##### DATA SHOWN
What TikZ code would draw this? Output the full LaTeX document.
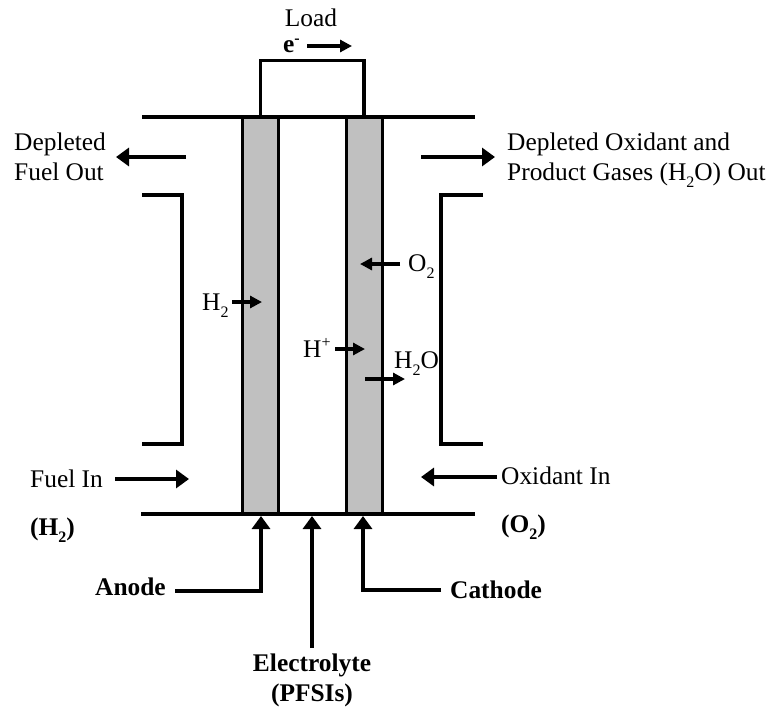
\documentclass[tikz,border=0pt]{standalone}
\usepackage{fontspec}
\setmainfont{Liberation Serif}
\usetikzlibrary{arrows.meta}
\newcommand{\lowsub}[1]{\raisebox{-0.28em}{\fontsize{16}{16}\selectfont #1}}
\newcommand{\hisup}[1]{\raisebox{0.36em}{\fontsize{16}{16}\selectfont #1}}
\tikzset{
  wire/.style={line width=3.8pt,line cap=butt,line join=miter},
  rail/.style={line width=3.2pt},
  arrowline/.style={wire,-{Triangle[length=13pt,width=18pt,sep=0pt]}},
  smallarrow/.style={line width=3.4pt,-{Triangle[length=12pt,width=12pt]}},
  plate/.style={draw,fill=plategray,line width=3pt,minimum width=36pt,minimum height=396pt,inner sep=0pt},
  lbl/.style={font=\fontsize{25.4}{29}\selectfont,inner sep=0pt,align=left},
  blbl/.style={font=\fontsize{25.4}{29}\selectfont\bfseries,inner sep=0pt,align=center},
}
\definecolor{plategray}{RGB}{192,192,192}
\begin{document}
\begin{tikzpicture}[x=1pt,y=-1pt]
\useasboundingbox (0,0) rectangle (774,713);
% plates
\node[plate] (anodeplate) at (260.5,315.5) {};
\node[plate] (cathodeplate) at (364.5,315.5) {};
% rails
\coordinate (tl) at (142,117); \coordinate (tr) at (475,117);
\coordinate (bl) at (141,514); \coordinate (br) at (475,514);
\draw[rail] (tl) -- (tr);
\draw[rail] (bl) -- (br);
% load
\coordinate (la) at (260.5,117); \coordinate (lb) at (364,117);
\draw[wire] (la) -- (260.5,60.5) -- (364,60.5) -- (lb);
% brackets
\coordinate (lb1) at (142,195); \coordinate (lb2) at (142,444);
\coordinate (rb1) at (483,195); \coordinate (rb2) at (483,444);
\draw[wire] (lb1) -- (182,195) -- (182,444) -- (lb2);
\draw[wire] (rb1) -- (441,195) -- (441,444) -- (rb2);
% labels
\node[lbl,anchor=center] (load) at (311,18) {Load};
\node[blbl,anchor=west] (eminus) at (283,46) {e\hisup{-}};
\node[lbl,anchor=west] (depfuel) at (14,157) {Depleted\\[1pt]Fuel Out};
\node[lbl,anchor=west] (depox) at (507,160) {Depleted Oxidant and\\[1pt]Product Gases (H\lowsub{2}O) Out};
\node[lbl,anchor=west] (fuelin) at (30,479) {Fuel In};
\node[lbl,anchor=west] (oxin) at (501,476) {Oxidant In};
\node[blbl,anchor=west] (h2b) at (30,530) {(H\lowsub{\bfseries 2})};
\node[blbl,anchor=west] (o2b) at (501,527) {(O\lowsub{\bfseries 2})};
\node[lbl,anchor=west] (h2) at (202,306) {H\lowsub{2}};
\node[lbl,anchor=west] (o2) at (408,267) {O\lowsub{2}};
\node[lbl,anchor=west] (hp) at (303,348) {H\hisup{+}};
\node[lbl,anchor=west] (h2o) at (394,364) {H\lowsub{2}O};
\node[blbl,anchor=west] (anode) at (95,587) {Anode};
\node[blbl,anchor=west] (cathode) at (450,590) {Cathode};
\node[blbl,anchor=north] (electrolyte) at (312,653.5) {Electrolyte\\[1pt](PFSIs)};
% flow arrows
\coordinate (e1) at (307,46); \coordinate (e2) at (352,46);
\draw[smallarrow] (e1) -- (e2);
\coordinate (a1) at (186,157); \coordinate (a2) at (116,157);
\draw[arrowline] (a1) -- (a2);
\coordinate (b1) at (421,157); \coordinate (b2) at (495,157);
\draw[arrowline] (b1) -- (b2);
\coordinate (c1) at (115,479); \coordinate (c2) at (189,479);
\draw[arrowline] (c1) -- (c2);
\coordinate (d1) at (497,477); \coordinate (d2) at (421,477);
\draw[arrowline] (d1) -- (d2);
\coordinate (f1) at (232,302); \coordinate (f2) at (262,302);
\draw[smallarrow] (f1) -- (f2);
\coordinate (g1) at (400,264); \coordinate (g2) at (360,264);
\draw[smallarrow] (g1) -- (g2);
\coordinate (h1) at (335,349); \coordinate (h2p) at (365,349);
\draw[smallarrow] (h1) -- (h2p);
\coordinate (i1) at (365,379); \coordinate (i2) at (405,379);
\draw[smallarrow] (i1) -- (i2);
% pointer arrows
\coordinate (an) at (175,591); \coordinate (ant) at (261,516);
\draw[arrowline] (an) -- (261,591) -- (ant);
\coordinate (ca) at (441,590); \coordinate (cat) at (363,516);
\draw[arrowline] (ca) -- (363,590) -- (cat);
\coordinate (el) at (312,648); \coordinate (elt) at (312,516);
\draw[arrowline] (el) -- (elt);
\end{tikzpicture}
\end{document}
##########
= INSTRUCTIONS FOR THE TASK =
Repeat all the data as it stands, dropping any images it holds.

= RESPONSE TO THE TASK =
What TikZ code would draw this? Output the full LaTeX document.
\documentclass[tikz,border=0pt]{standalone}
\usepackage{fontspec}
\setmainfont{Liberation Serif}
\usetikzlibrary{arrows.meta}
\newcommand{\lowsub}[1]{\raisebox{-0.28em}{\fontsize{16}{16}\selectfont #1}}
\newcommand{\hisup}[1]{\raisebox{0.36em}{\fontsize{16}{16}\selectfont #1}}
\tikzset{
  wire/.style={line width=3.8pt,line cap=butt,line join=miter},
  rail/.style={line width=3.2pt},
  arrowline/.style={wire,-{Triangle[length=13pt,width=18pt,sep=0pt]}},
  smallarrow/.style={line width=3.4pt,-{Triangle[length=12pt,width=12pt]}},
  plate/.style={draw,fill=plategray,line width=3pt,minimum width=36pt,minimum height=396pt,inner sep=0pt},
  lbl/.style={font=\fontsize{25.4}{29}\selectfont,inner sep=0pt,align=left},
  blbl/.style={font=\fontsize{25.4}{29}\selectfont\bfseries,inner sep=0pt,align=center},
}
\definecolor{plategray}{RGB}{192,192,192}
\begin{document}
\begin{tikzpicture}[x=1pt,y=-1pt]
\useasboundingbox (0,0) rectangle (774,713);
% plates
\node[plate] (anodeplate) at (260.5,315.5) {};
\node[plate] (cathodeplate) at (364.5,315.5) {};
% rails
\coordinate (tl) at (142,117); \coordinate (tr) at (475,117);
\coordinate (bl) at (141,514); \coordinate (br) at (475,514);
\draw[rail] (tl) -- (tr);
\draw[rail] (bl) -- (br);
% load
\coordinate (la) at (260.5,117); \coordinate (lb) at (364,117);
\draw[wire] (la) -- (260.5,60.5) -- (364,60.5) -- (lb);
% brackets
\coordinate (lb1) at (142,195); \coordinate (lb2) at (142,444);
\coordinate (rb1) at (483,195); \coordinate (rb2) at (483,444);
\draw[wire] (lb1) -- (182,195) -- (182,444) -- (lb2);
\draw[wire] (rb1) -- (441,195) -- (441,444) -- (rb2);
% labels
\node[lbl,anchor=center] (load) at (311,18) {Load};
\node[blbl,anchor=west] (eminus) at (283,46) {e\hisup{-}};
\node[lbl,anchor=west] (depfuel) at (14,157) {Depleted\\[1pt]Fuel Out};
\node[lbl,anchor=west] (depox) at (507,160) {Depleted Oxidant and\\[1pt]Product Gases (H\lowsub{2}O) Out};
\node[lbl,anchor=west] (fuelin) at (30,479) {Fuel In};
\node[lbl,anchor=west] (oxin) at (501,476) {Oxidant In};
\node[blbl,anchor=west] (h2b) at (30,530) {(H\lowsub{\bfseries 2})};
\node[blbl,anchor=west] (o2b) at (501,527) {(O\lowsub{\bfseries 2})};
\node[lbl,anchor=west] (h2) at (202,306) {H\lowsub{2}};
\node[lbl,anchor=west] (o2) at (408,267) {O\lowsub{2}};
\node[lbl,anchor=west] (hp) at (303,348) {H\hisup{+}};
\node[lbl,anchor=west] (h2o) at (394,364) {H\lowsub{2}O};
\node[blbl,anchor=west] (anode) at (95,587) {Anode};
\node[blbl,anchor=west] (cathode) at (450,590) {Cathode};
\node[blbl,anchor=north] (electrolyte) at (312,653.5) {Electrolyte\\[1pt](PFSIs)};
% flow arrows
\coordinate (e1) at (307,46); \coordinate (e2) at (352,46);
\draw[smallarrow] (e1) -- (e2);
\coordinate (a1) at (186,157); \coordinate (a2) at (116,157);
\draw[arrowline] (a1) -- (a2);
\coordinate (b1) at (421,157); \coordinate (b2) at (495,157);
\draw[arrowline] (b1) -- (b2);
\coordinate (c1) at (115,479); \coordinate (c2) at (189,479);
\draw[arrowline] (c1) -- (c2);
\coordinate (d1) at (497,477); \coordinate (d2) at (421,477);
\draw[arrowline] (d1) -- (d2);
\coordinate (f1) at (232,302); \coordinate (f2) at (262,302);
\draw[smallarrow] (f1) -- (f2);
\coordinate (g1) at (400,264); \coordinate (g2) at (360,264);
\draw[smallarrow] (g1) -- (g2);
\coordinate (h1) at (335,349); \coordinate (h2p) at (365,349);
\draw[smallarrow] (h1) -- (h2p);
\coordinate (i1) at (365,379); \coordinate (i2) at (405,379);
\draw[smallarrow] (i1) -- (i2);
% pointer arrows
\coordinate (an) at (175,591); \coordinate (ant) at (261,516);
\draw[arrowline] (an) -- (261,591) -- (ant);
\coordinate (ca) at (441,590); \coordinate (cat) at (363,516);
\draw[arrowline] (ca) -- (363,590) -- (cat);
\coordinate (el) at (312,648); \coordinate (elt) at (312,516);
\draw[arrowline] (el) -- (elt);
\end{tikzpicture}
\end{document}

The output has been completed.